Not only is she framed as narcissistic, but she is also childish and spoilt, with her assistant, Angele, referring to her as “my little girl”. Yet, following a dramatic rendition of ‘Sans toi’ at her house, wearing an opulent fluffy white dressing gown, everything changes for Cleo. A single tear rolls down her cheek as she sings, “Beauty wasted/ Naked in the cold of winter/ Just a yearning body/ Without you”. Varda slowly zooms in so that Cleo is framed by an entirely black backdrop, emphasising the importance of this revelatory moment. From here, she decides to step back out onto the streets and wander around Paris, but without the assistance of Angele or her wig. Instead, she dons a smart black dress as if she is already mourning her potential death and heads out.
Over the course of the next hour, Varda fills the film with an incredible amount of symbolism, emerging from every corner of the screen.
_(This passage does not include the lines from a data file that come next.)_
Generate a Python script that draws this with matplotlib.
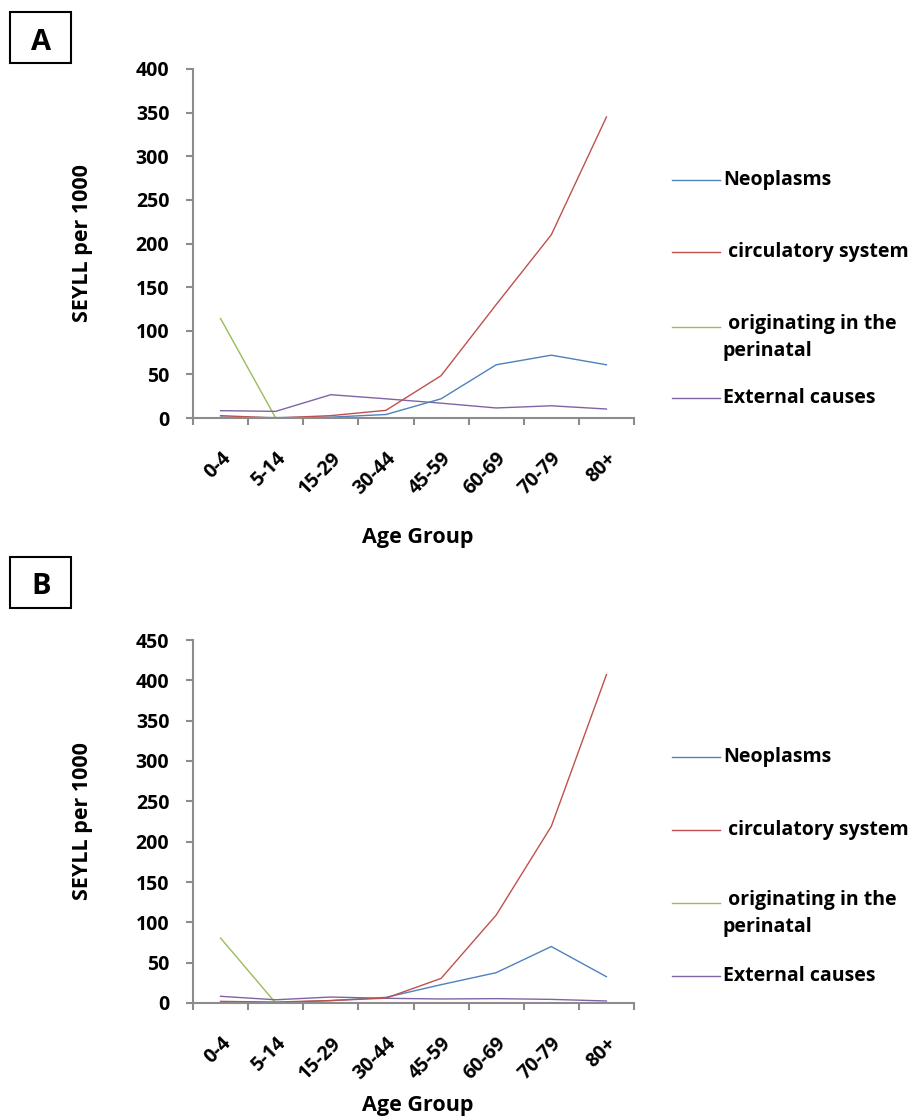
import matplotlib.pyplot as plt
from matplotlib.lines import Line2D
from matplotlib.patches import Rectangle
import matplotlib.transforms as mtransforms

plt.rcParams['font.family'] = ['Open Sans', 'DejaVu Sans']

age_groups = ['0-4', '5-14', '15-29', '30-44', '45-59', '60-69', '70-79', '80+']
series_names = ['Neoplasms', ' circulatory system', ' originating in the\nperinatal', 'External causes']
colors = ['#4F81BD', '#C0504D', '#9BBB59', '#8064A2']

# panel A
a_neoplasms = [1, 0.5, 1, 4, 22, 61, 72, 61]
a_circulatory = [2.7, 0, 2.7, 8.8, 48.5, 130, 210, 345]
a_perinatal = [114, 0, 0, 0, 0, 0, 0, 0]
a_external = [8.4, 7.6, 26.7, 22, 17, 11.5, 14, 10.3]

# panel B
b_neoplasms = [1, 0.5, 3, 7, 22.7, 37.6, 70, 32.6]
b_circulatory = [2, 1.2, 3, 6, 30.5, 109, 219, 407]
b_perinatal = [80.5, 0, 0, 0, 0, 0, 0, 0]
b_external = [8.3, 4, 7.4, 5.8, 5, 5.4, 4.5, 2.5]

fig = plt.figure(figsize=(9.15, 11.16), dpi=100)
W, H = 915, 1116


def panel(rect, series, ymax, step, letter, box_y, xlab_y, leg_y):
    ax = fig.add_axes(rect)
    x = range(len(age_groups))
    # draw order: perinatal first, then others
    order = [2, 3, 0, 1]
    for i in order:
        ax.plot(x, series[i], color=colors[i], lw=1.0)
    ax.set_xlim(-0.5, len(age_groups) - 0.5)
    ax.set_ylim(0, ymax)
    ax.set_yticks(range(0, ymax + 1, step))
    ax.set_xticks(list(x))
    ax.set_xticklabels(age_groups, rotation=45, ha='right', rotation_mode='anchor',
                       fontsize=14, fontweight='bold')
    shift = mtransforms.ScaledTranslation(2 / 100, 0, fig.dpi_scale_trans)
    for lab in ax.get_xticklabels():
        lab.set_transform(lab.get_transform() + shift)
    ax.set_xticks([i - 0.5 for i in range(len(age_groups) + 1)], minor=True)
    ax.tick_params(axis='x', which='major', length=0, pad=22)
    ax.tick_params(axis='x', which='minor', length=5, width=1.5, color='#8C8C8C')
    ax.tick_params(axis='y', length=5, width=1.5, color='#8C8C8C', labelsize=14, pad=12)
    for lab in ax.get_yticklabels():
        lab.set_fontweight('bold')
    for s in ['top', 'right']:
        ax.spines[s].set_visible(False)
    for s in ['left', 'bottom']:
        ax.spines[s].set_color('#8C8C8C')
        ax.spines[s].set_linewidth(1.5)
    ax.set_ylabel('SEYLL per 1000', fontsize=15.5, fontweight='bold')
    ax.yaxis.set_label_coords(93 / W, 0.5,
                              transform=mtransforms.blended_transform_factory(fig.transFigure, ax.transAxes))
    fig.text(418 / W, 1 - xlab_y / H, 'Age Group', fontsize=15.5, fontweight='bold',
             ha='center', va='center')
    # panel letter box
    fig.add_artist(Rectangle((10 / W, 1 - (box_y + 51) / H), 61 / W, 51 / H,
                             transform=fig.transFigure, fill=False, lw=1.5, color='black'))
    fig.text(41 / W, 1 - (box_y + 30) / H, letter, fontsize=21, fontweight='bold',
             ha='center', va='center')
    # legend
    for i, yy in enumerate(leg_y):
        fig.add_artist(Line2D([672 / W, 720 / W], [1 - yy / H, 1 - yy / H],
                              transform=fig.transFigure, color=colors[i], lw=1.0))
        va = 'center'
        ty = yy
        if '\n' in series_names[i]:
            ty = yy - 13
            va = 'top'
        fig.text(723 / W, 1 - ty / H, series_names[i], fontsize=14, fontweight='bold',
                 ha='left', va=va, linespacing=1.45)
    return ax


panel([193 / W, 1 - 418 / H, 441 / W, 349 / H],
      [a_neoplasms, a_circulatory, a_perinatal, a_external], 400, 50,
      'A', 12, 537, [180, 252, 327, 398])
panel([193 / W, 1 - 1003 / H, 441 / W, 363 / H],
      [b_neoplasms, b_circulatory, b_perinatal, b_external], 450, 50,
      'B', 557, 1105, [757, 830, 903, 976])

plt.savefig('out.png', dpi=100)
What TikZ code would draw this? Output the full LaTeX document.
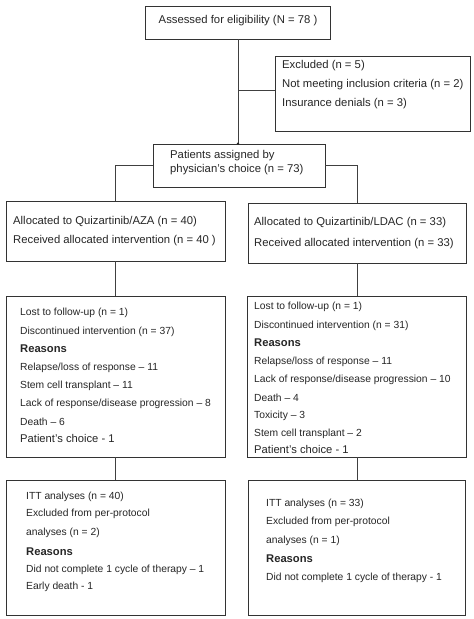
\documentclass[tikz,border=0pt]{standalone}
\usepackage{fontspec}
\setmainfont{Liberation Sans}
\begin{document}
\begin{tikzpicture}[x=1pt,y=-1pt,
  box/.style={draw=black!80,line width=0.9pt,inner sep=0pt,fill=none},
  conn/.style={draw=black!75,line width=0.9pt},
  txt/.style={anchor=west,inner sep=0pt,font=\fontsize{10.3}{12}\selectfont,text=black!85},
  toptxt/.style={anchor=west,inner sep=0pt,font=\fontsize{11.3}{13}\selectfont,text=black!85},
  hd/.style={anchor=west,inner sep=0pt,font=\fontsize{11.2}{13}\selectfont\bfseries,text=black!85},
  big/.style={anchor=west,inner sep=0pt,font=\fontsize{11.2}{13}\selectfont,text=black!85}]
\useasboundingbox (0,0) rectangle (474,619);
\fill[white] (0,0) rectangle (474,619);
% boxes
\node[box,minimum width=185pt,minimum height=33pt] (A) at (237.5,22.5) {};
\node[box,minimum width=195pt,minimum height=75pt] (E) at (372.5,93.5) {};
\node[box,minimum width=172pt,minimum height=43pt] (P) at (239,165.5) {};
\node[box,minimum width=219pt,minimum height=60pt] (L1) at (115.5,231) {};
\node[box,minimum width=218pt,minimum height=60pt] (R1) at (357,233) {};
\node[box,minimum width=219pt,minimum height=161pt] (L2) at (115.5,376.5) {};
\node[box,minimum width=219pt,minimum height=161pt] (R2) at (356.5,376.5) {};
\node[box,minimum width=219pt,minimum height=135pt] (L3) at (115.5,547.5) {};
\node[box,minimum width=217pt,minimum height=135pt] (R3) at (356.5,547.5) {};
% texts
\node[toptxt,anchor=center] (tA) at (238,21) {Assessed for eligibility (N = 78 )};
\node[toptxt] (tE1) at (282,66) {Excluded (n = 5)};
\node[toptxt] (tE2) at (282,85) {Not meeting inclusion criteria (n = 2)};
\node[toptxt] (tE3) at (282,104) {Insurance denials (n = 3)};
\node[toptxt] (tP1) at (170,156) {Patients assigned by};
\node[toptxt] (tP2) at (170,170) {physician's choice (n = 73)};
\node[toptxt] (tL11) at (13,222) {Allocated to Quizartinib/AZA (n = 40)};
\node[toptxt] (tL12) at (13,241) {Received allocated intervention (n = 40 )};
\node[toptxt] (tR11) at (254,223) {Allocated to Quizartinib/LDAC (n = 33)};
\node[toptxt] (tR12) at (254,244) {Received allocated intervention (n = 33)};
\node[txt] (tL21) at (20,313) {Lost to follow-up (n = 1)};
\node[txt] (tL22) at (20,332) {Discontinued intervention (n = 37)};
\node[hd] (tL23) at (20,349) {Reasons};
\node[txt] (tL24) at (20,368) {Relapse/loss of response -- 11};
\node[txt] (tL25) at (20,386) {Stem cell transplant -- 11};
\node[txt] (tL26) at (20,404) {Lack of response/disease progression -- 8};
\node[txt] (tL27) at (20,422) {Death -- 6};
\node[big] (tL28) at (20,438) {Patient's choice - 1};
\node[txt] (tR21) at (254,307) {Lost to follow-up (n = 1)};
\node[txt] (tR22) at (254,326) {Discontinued intervention (n = 31)};
\node[hd] (tR23) at (254,343) {Reasons};
\node[txt] (tR24) at (254,362) {Relapse/loss of response -- 11};
\node[txt] (tR25) at (254,380) {Lack of response/disease progression -- 10};
\node[txt] (tR26) at (254,398) {Death -- 4};
\node[txt] (tR27) at (254,416) {Toxicity -- 3};
\node[txt] (tR28) at (254,434) {Stem cell transplant -- 2};
\node[big] (tR29) at (254,449) {Patient's choice - 1};
\node[txt] (tL31) at (26,497) {ITT analyses (n = 40)};
\node[txt] (tL32) at (26,514) {Excluded from per-protocol};
\node[txt] (tL33) at (26,533) {analyses (n = 2)};
\node[hd] (tL34) at (26,552) {Reasons};
\node[txt] (tL35) at (26,570) {Did not complete 1 cycle of therapy -- 1};
\node[txt] (tL36) at (26,587) {Early death - 1};
\node[txt] (tR31) at (266,504) {ITT analyses (n = 33)};
\node[txt] (tR32) at (266,522) {Excluded from per-protocol};
\node[txt] (tR33) at (266,541) {analyses (n = 1)};
\node[hd] (tR34) at (266,559) {Reasons};
\node[txt] (tR35) at (266,578) {Did not complete 1 cycle of therapy - 1};
% connectors
\coordinate (jA) at (238,90);
\draw[conn] (A.south -| jA) -- (P.north -| jA);
\fill[black!85] (P.north -| jA) circle (1.3pt);
\draw[conn] (jA) -- (jA -| E.west);
\draw[conn] (P.west) -| (L1.north);
\draw[conn] (P.east) -| (R1.north);
\draw[conn] (L1.south) -- (L2.north);
\draw[conn] (R1.south) -- (R2.north -| R1.south);
\draw[conn] (L2.south) -- (L3.north);
\draw[conn] (R2.south -| R1.south) -- (R3.north -| R1.south);
\end{tikzpicture}
\end{document}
Her ability to use a distant taxi radio to add commentary about the Algerian war or an African mask in a shop window to connote colonialism and reflect Cleo’s preoccupation with performance and ‘mask-wearing’ indicates the strength of Varda’s filmmaking skills. As Cleo wanders aimlessly, meets up with a friend, and watches a short film, she slowly confronts the intricacies of everyday life, finding substance beyond beauty and performance. Her anxieties surrounding the potential decay of her beauty begin to subside as she comes to terms with her mortality, reflected in the last image we see of a mirror – a smashed one. Cleo’s eye is framed in one of the shards as she says, “It’s an omen of death”. Yet she ultimately decides not to pick up the pieces, leaving them fragmented on the ground.
As Cleo wanders some more, she meets a sensitive soldier, Antoine, and instantly connects with him, finding solace in the company of another. The pair discuss death and war, with Cleo revealing that her real name is Florence before Antoine accompanies her to receive her test results. In the end, the doctor casually drives past Cleo and tells her she’ll need to have two months of chemotherapy, but she should be fine. Just like that, Cleo’s anxieties are confirmed, yet she doesn’t burst into tears or act out. Instead, she smiles at Antoine and says, “I’ve the feeling my fear has gone. I’ve the feeling I’m happy.”
Cleo finds happiness by discarding the rigid acts of performance expected of her, with Varda suggesting that life would be much more freeing for women if they didn’t have to adhere to the expectations laid out by men. With that, her happiness comes from an acceptance of life’s shortness yet the joy that can be found in the simplicities of every day, such as visiting a friend or hitting it off with a stranger and potentially finding love. By the film’s end, Cleo is no longer the narcissistic and self-obsessed woman we meet at the beginning – she is Florence. The film charts her journey of self-acceptance and discovery, and she is ultimately liberated by her diagnosis. It allows her to focus her attention away from the superficialities of life that she was so reliant on before.
Varda imbues a bleak topic with hopefulness and optimism, all while commenting on relevant social issues of the period, from the expectations of women to the ongoing Algerian war and French colonialism. Her rich visual language and use of time as a narrative structure have inspired filmmakers for decades since, and Cleo from 5 to 7 remains one of the greatest films about the expectations of womanhood.